Women Miners Organisation report positive results from outreach
THE recent outreach to Bartica and Itaballi, organised by the Guyana Women Miners Organisation (GWMO), has already started to yield positive results, with Government promising to resolve some of the issues that were highlighted on those visits.
Women miners at these locations in Region 7 (Cuyuni/Mazaruni), called on Government to provide them with more land for mining, so as to avoid being exploited by who they described as the heavyweights in the industry.
The current situation is of such that, once the women ‘hit gold’, a term loosely used in the business, the large scale landowners, for whom they work, terminate their contracts without offering them any form of compensation.
However, President of GWMO, Ms. Simona Broomes told the Guyana Chronicle, last Friday, that her grouping has since found a solution to the land issue.
She said Minister of Natural Resources and the Environment, Mr. Robert Persaud, after their visits, met with and agreed to work with them on this matter.

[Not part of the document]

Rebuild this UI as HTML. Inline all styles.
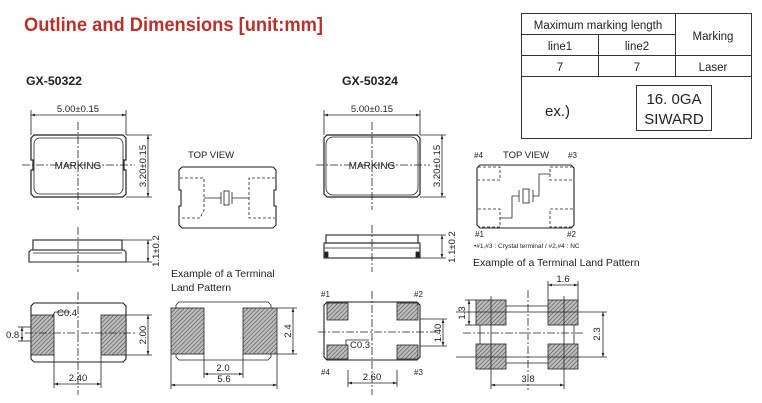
<!DOCTYPE html>
<html><head><meta charset="utf-8"><style>
body{margin:0;background:#fff;width:762px;height:403px;overflow:hidden}
svg{display:block}
text{font-family:"Liberation Sans",sans-serif;fill:#222}
</style></head><body>
<svg width="762" height="403" viewBox="0 0 762 403" xmlns="http://www.w3.org/2000/svg">
<defs>
<pattern id="h" width="3" height="3" patternUnits="userSpaceOnUse" patternTransform="rotate(45)">
<rect width="3" height="3" fill="#bbb"/><line x1="0" y1="0" x2="0" y2="3" stroke="#444" stroke-width="1"/></pattern>
<marker id="a" viewBox="0 0 6 6" refX="6" refY="3" markerWidth="5" markerHeight="5" orient="auto-start-reverse"><path d="M0,1 L6,3 L0,5z" fill="#222"/></marker>
</defs>
<text x="24" y="31" font-size="19.5" font-weight="bold" textLength="299" lengthAdjust="spacingAndGlyphs" style="fill:#b8312a">Outline and Dimensions [unit:mm]</text>
<text x="26" y="85" font-size="12" font-weight="bold" textLength="56" lengthAdjust="spacingAndGlyphs">GX-50322</text>
<text x="342" y="85" font-size="12" font-weight="bold" textLength="56" lengthAdjust="spacingAndGlyphs">GX-50324</text>

<!-- table -->
<g stroke="#333" stroke-width="1" fill="none">
<rect x="521.5" y="13.5" width="230" height="125"/>
<line x1="521" y1="34.5" x2="675" y2="34.5"/>
<line x1="521" y1="55.5" x2="751" y2="55.5"/>
<line x1="521" y1="76.5" x2="751" y2="76.5"/>
<line x1="675.5" y1="13" x2="675.5" y2="76"/>
<line x1="598.5" y1="34" x2="598.5" y2="76"/>
<rect x="636.5" y="85.5" width="75" height="45"/>
</g>
<g font-size="11.5" text-anchor="middle">
<text x="598" y="29">Maximum marking length</text>
<text x="560" y="50">line1</text><text x="637" y="50">line2</text>
<text x="713" y="40">Marking</text>
<text x="560" y="71">7</text><text x="637" y="71">7</text><text x="713" y="71">Laser</text>
</g>
<text x="545" y="116" font-size="15">ex.)</text>
<text x="674" y="104" font-size="15" text-anchor="middle">16. 0GA</text>
<text x="674" y="124" font-size="15" text-anchor="middle">SIWARD</text>

<g stroke="#222" stroke-width="0.8" fill="none">
<!-- LEFT top outline -->
<path d="M34,135 H123 L126,138 V160 H124 V170 H126 V194 L123,197 H34 L31,194 V170 H33 V160 H31 V138Z" stroke-width="1.2"/>
<rect x="34" y="138" width="89" height="56" rx="6"/>
<line x1="31" y1="110" x2="31" y2="135"/><line x1="126" y1="110" x2="126" y2="135"/>
<line x1="31" y1="115" x2="126" y2="115" marker-start="url(#a)" marker-end="url(#a)"/>
<line x1="126" y1="135" x2="152" y2="135"/><line x1="126" y1="197" x2="152" y2="197"/>
<line x1="148" y1="135" x2="148" y2="197" marker-start="url(#a)" marker-end="url(#a)"/>
<line x1="78" y1="122" x2="78" y2="210" stroke-dasharray="8,2,2,2"/>
<line x1="22" y1="165" x2="135" y2="165" stroke-dasharray="8,2,2,2"/>
<!-- left side view -->
<rect x="33" y="240" width="89" height="10" stroke-width="1.1"/>
<path d="M31,250 H124 L126,252 V262 H29 V252Z" stroke-width="1.1"/>
<line x1="33" y1="253" x2="122" y2="253"/>
<line x1="122" y1="240" x2="152" y2="240"/><line x1="126" y1="262" x2="152" y2="262"/>
<line x1="148" y1="240" x2="148" y2="262" marker-start="url(#a)" marker-end="url(#a)"/>
<line x1="78" y1="227" x2="78" y2="272" stroke-dasharray="8,2,2,2"/>
<!-- left bottom view -->
<path d="M34,303 H123 L126,306 V359 L123,362 H34 L31,359 V306Z" stroke-width="1.1"/>
<rect x="31" y="315" width="23" height="40" fill="url(#h)"/>
<rect x="101" y="315" width="25" height="40" fill="url(#h)"/>
<line x1="78" y1="292" x2="78" y2="395" stroke-dasharray="8,2,2,2"/>
<line x1="25" y1="333" x2="135" y2="333" stroke-dasharray="8,2,2,2"/>
<path d="M52,317 L55,312 H70"/>
<line x1="18" y1="327" x2="31" y2="327"/><line x1="18" y1="341" x2="31" y2="341"/>
<line x1="22" y1="327" x2="22" y2="341" marker-start="url(#a)" marker-end="url(#a)"/>
<line x1="126" y1="315" x2="152" y2="315"/><line x1="126" y1="355" x2="152" y2="355"/>
<line x1="148" y1="315" x2="148" y2="355" marker-start="url(#a)" marker-end="url(#a)"/>
<line x1="54" y1="355" x2="54" y2="388"/><line x1="101" y1="355" x2="101" y2="388"/>
<line x1="54" y1="384" x2="101" y2="384" marker-start="url(#a)" marker-end="url(#a)"/>
<!-- left top view -->
<path d="M182,167 H273 L276,170 V190 H274 V206 H276 V225 L273,228 H182 L179,225 V206 H181 V190 H179 V170Z" stroke-width="1.1"/>
<path d="M180,178 H204 V210 L200,218 H180" stroke-dasharray="3,2"/>
<path d="M275,178 H249 V218 H275" stroke-dasharray="3,2"/>
<line x1="204" y1="198" x2="221" y2="198"/><line x1="232" y1="198" x2="249" y2="198"/>
<line x1="221" y1="192" x2="221" y2="204"/><line x1="232" y1="192" x2="232" y2="204"/>
<rect x="224" y="191" width="5" height="14"/>
<!-- left land pattern -->
<path d="M179,302 H268 L271,305 V357 L268,360 H179 L176,357 V305Z"/>
<rect x="171" y="308" width="33" height="46" fill="url(#h)"/>
<rect x="243" y="308" width="34" height="46" fill="url(#h)"/>
<line x1="277" y1="308" x2="297" y2="308"/><line x1="277" y1="354" x2="297" y2="354"/>
<line x1="293" y1="308" x2="293" y2="354" marker-start="url(#a)" marker-end="url(#a)"/>
<line x1="204" y1="354" x2="204" y2="378"/><line x1="243" y1="354" x2="243" y2="378"/>
<line x1="204" y1="374" x2="243" y2="374" marker-start="url(#a)" marker-end="url(#a)"/>
<line x1="171" y1="354" x2="171" y2="389"/><line x1="277" y1="354" x2="277" y2="389"/>
<line x1="171" y1="385" x2="277" y2="385" marker-start="url(#a)" marker-end="url(#a)"/>

<!-- RIGHT top outline -->
<path d="M327,135 H417 L420,138 V194 L417,197 H327 L324,194 V138Z" stroke-width="1.2"/>
<rect x="326" y="137" width="92" height="58" rx="7"/>
<line x1="324" y1="110" x2="324" y2="135"/><line x1="420" y1="110" x2="420" y2="135"/>
<line x1="324" y1="115" x2="420" y2="115" marker-start="url(#a)" marker-end="url(#a)"/>
<line x1="420" y1="135" x2="446" y2="135"/><line x1="420" y1="197" x2="446" y2="197"/>
<line x1="442" y1="135" x2="442" y2="197" marker-start="url(#a)" marker-end="url(#a)"/>
<line x1="372" y1="122" x2="372" y2="210" stroke-dasharray="8,2,2,2"/>
<line x1="316" y1="165" x2="430" y2="165" stroke-dasharray="8,2,2,2"/>
<!-- right side -->
<rect x="326" y="235" width="92" height="8" stroke-width="1.1"/>
<rect x="324" y="243" width="96" height="15" stroke-width="1.1"/>
<line x1="324" y1="248" x2="420" y2="248"/>
<rect x="325" y="252" width="3" height="5" fill="#222"/><rect x="416" y="252" width="3" height="5" fill="#222"/>
<line x1="418" y1="235" x2="446" y2="235"/><line x1="420" y1="258" x2="446" y2="258"/>
<line x1="442" y1="235" x2="442" y2="258" marker-start="url(#a)" marker-end="url(#a)"/>
<line x1="372" y1="225" x2="372" y2="272" stroke-dasharray="8,2,2,2"/>
<!-- right bottom -->
<path d="M327,302 H417 L420,305 V357 L417,360 H327 L324,357 V305Z" stroke-width="1.1"/>
<rect x="327" y="303" width="21" height="17" fill="url(#h)"/>
<rect x="397" y="303" width="21" height="17" fill="url(#h)"/>
<rect x="327" y="345" width="21" height="14" fill="url(#h)"/>
<rect x="397" y="345" width="21" height="14" fill="url(#h)"/>
<line x1="372" y1="291" x2="372" y2="395" stroke-dasharray="8,2,2,2"/>
<line x1="318" y1="332" x2="436" y2="332" stroke-dasharray="8,2,2,2"/>
<path d="M346,345 V340 H369"/>
<line x1="420" y1="319" x2="447" y2="319"/><line x1="420" y1="346" x2="447" y2="346"/>
<line x1="443" y1="319" x2="443" y2="346" marker-start="url(#a)" marker-end="url(#a)"/>
<line x1="348" y1="370" x2="348" y2="387"/><line x1="397" y1="370" x2="397" y2="387"/>
<line x1="348" y1="383" x2="397" y2="383" marker-start="url(#a)" marker-end="url(#a)"/>
<!-- right top view -->
<path d="M480,165 H571 L574,168 V225 L571,228 H480 L477,225 V168Z" stroke-width="1.1"/>
<path d="M478,167 H500 V180 H478" stroke-dasharray="3,2"/>
<path d="M573,167 H550 V180 H573" stroke-dasharray="3,2"/>
<path d="M478,209 H500 V227 H478" stroke-dasharray="3,2"/>
<path d="M573,209 H550 V227 H573" stroke-dasharray="3,2"/>
<path d="M500,218 H512 V196 H519"/><path d="M533,196 H539 V174 H550"/>
<line x1="519" y1="190" x2="519" y2="202"/><line x1="533" y1="190" x2="533" y2="202"/>
<rect x="523" y="189" width="6" height="14"/>
<!-- right land pattern -->
<path d="M484,306 H570 L574,310 V359 L570,363 H484 L480,359 V310Z"/>
<rect x="476" y="300" width="30" height="25" fill="url(#h)"/>
<rect x="548" y="300" width="30" height="25" fill="url(#h)"/>
<rect x="476" y="344" width="30" height="25" fill="url(#h)"/>
<rect x="548" y="344" width="30" height="25" fill="url(#h)"/>
<line x1="491" y1="296" x2="491" y2="389"/><line x1="564" y1="296" x2="564" y2="389"/>
<line x1="456" y1="312" x2="607" y2="312"/><line x1="456" y1="357" x2="607" y2="357"/>
<line x1="528" y1="290" x2="528" y2="390" stroke-dasharray="8,2,2,2"/>
<line x1="463" y1="333" x2="584" y2="333" stroke-dasharray="8,2,2,2"/>
<line x1="548" y1="281" x2="548" y2="300"/><line x1="578" y1="281" x2="578" y2="300"/>
<line x1="548" y1="285" x2="578" y2="285" marker-start="url(#a)" marker-end="url(#a)"/>
<line x1="465" y1="300" x2="476" y2="300"/><line x1="465" y1="325" x2="476" y2="325"/>
<line x1="469" y1="300" x2="469" y2="325" marker-start="url(#a)" marker-end="url(#a)"/>
<line x1="603" y1="312" x2="603" y2="357" marker-start="url(#a)" marker-end="url(#a)"/>
<line x1="491" y1="385" x2="564" y2="385" marker-start="url(#a)" marker-end="url(#a)"/>
</g>

<g font-size="9.5">
<text x="78" y="112" text-anchor="middle">5.00±0.15</text>
<text x="78" y="169" text-anchor="middle" font-size="10">MARKING</text>
<text transform="translate(146,166) rotate(-90)" text-anchor="middle">3.20±0.15</text>
<text transform="translate(159,251) rotate(-90)" text-anchor="middle">1.1±0.2</text>
<text x="57" y="316">C0.4</text>
<text x="6" y="338">0.8</text>
<text transform="translate(146,335) rotate(-90)" text-anchor="middle">2.00</text>
<text x="78" y="381" text-anchor="middle">2.40</text>
<text x="211" y="158" text-anchor="middle">TOP VIEW</text>
<text x="171" y="277" font-size="10.5">Example of a Terminal</text>
<text x="171" y="291" font-size="10.5">Land Pattern</text>
<text transform="translate(291,331) rotate(-90)" text-anchor="middle">2.4</text>
<text x="223" y="371" text-anchor="middle">2.0</text>
<text x="224" y="382" text-anchor="middle">5.6</text>

<text x="372" y="112" text-anchor="middle">5.00±0.15</text>
<text x="372" y="169" text-anchor="middle" font-size="10">MARKING</text>
<text transform="translate(440,166) rotate(-90)" text-anchor="middle">3.20±0.15</text>
<text transform="translate(455,247) rotate(-90)" text-anchor="middle">1.1±0.2</text>
<text x="321" y="297" font-size="8">#1</text><text x="414" y="297" font-size="8">#2</text>
<text x="321" y="375" font-size="8">#4</text><text x="414" y="375" font-size="8">#3</text>
<text x="350" y="348">C0.3</text>
<text transform="translate(441,333) rotate(-90)" text-anchor="middle">1.40</text>
<text x="372" y="380" text-anchor="middle">2.60</text>
<text x="474" y="158" font-size="8">#4</text>
<text x="526" y="158" text-anchor="middle">TOP VIEW</text>
<text x="568" y="158" font-size="8">#3</text>
<text x="475" y="237" font-size="8">#1</text><text x="567" y="237" font-size="8">#2</text>
<text x="474" y="248" font-size="6.5">•#1,#3 : Crystal terminal / #2,#4 : NC</text>
<text x="473" y="266" font-size="10.5">Example of a Terminal Land Pattern</text>
<text x="563" y="282" text-anchor="middle">1.6</text>
<text transform="translate(465,313) rotate(-90)" text-anchor="middle">1.3</text>
<text transform="translate(600,334) rotate(-90)" text-anchor="middle">2.3</text>
<text x="528" y="382" text-anchor="middle">3.8</text>
</g>
</svg>
</body></html>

Hence, Broomes said the organisation is looking at maps to locate a block or an area where the women can work and not be faced with the land problem over and over, again.
During a meeting at the Neighbourhood Democratic Council (NDC) Bartica Office, woman miner Judy David explained that small miners have to pay to work on lands owned by big miners and, often, they are not given maiden plots to explore.
And, although they pay major parts of their earnings to proprietors, they also have to contend with rangers who seek to line their pockets, as well.
She said, sometimes, land owners agree for miners to work without any documents and the rangers, being aware of this, try to exploit the situation by demanding money from the women.
Broomes said the Guyana Geology and Mines Commission (GGMC) Act does not provide for people who do not own land and, although the legislation was amended, it is still before Prime Minister Samuel Hinds for his signature.

PROSTITUTING THEMSELVES
Commenting on young women prostituting themselves at Itaballi Landing, she said she spoke with Minister Persaud, as well as Minister of Human Services and Social Security, Dr. Jennifer Webster about the practice.
Broomes said during the recent visit, a number of women miners from Bartica heard how many of the young women at Itaballi feel they have no alternative but to sell their bodies to earn a living.
Daring allegations were made by one 67-year-old woman who said that she often sees girls as young as 12, 15 and 16 years old drinking, dancing and smoking at nights.
The sexagenarian even alleged, in front of National Communications Network (NCN) cameras, that policemen, who are supposed to be protecting the young women, are, themselves, involved sexually with them.
Following that interview, Broomes said she and some of her colleagues paid a visit to a 14-year-old girl and several other young women in a house. The girl told Broomes that her mother died when she was just 10 years old and that it is her ‘gentleman’ who is currently taking care of her.
“From a tender age, she is very loose and she told us that her gentleman is caring for her because that’s the only means of her surviving. It was so sad to see her in a position where she feels that she has to give her body to someone so that she will get some food. She needs a home, some sort of structuring. She needs to learn not to abuse herself and view herself as just a sex tool out there,” Broomes said.
She said, when Minister Persaud heard about the 14-year-old, he, immediately, organised a team and asked GWMO to go back to the area to identify and remove her from those circumstances.
The GWMO agreed to go back with officers from the Ministry of Labour, Human Services and Social Security, representatives of Minister Persaud’s ministry, the Child Care and Protection Agency and the Police.
But, by the time the officers arrived at Itaballi, word had already gotten around that they were there to find and take away the 14-year-old and the teen was, therefore, hidden.
However, GWMO officers were determined not to leave without the child and a diligent search helped them find and take her away.
Broomes said she is pleased to have more women joining the GWMO and said, because it is working with its own expenses, donations are welcome from any person or institution.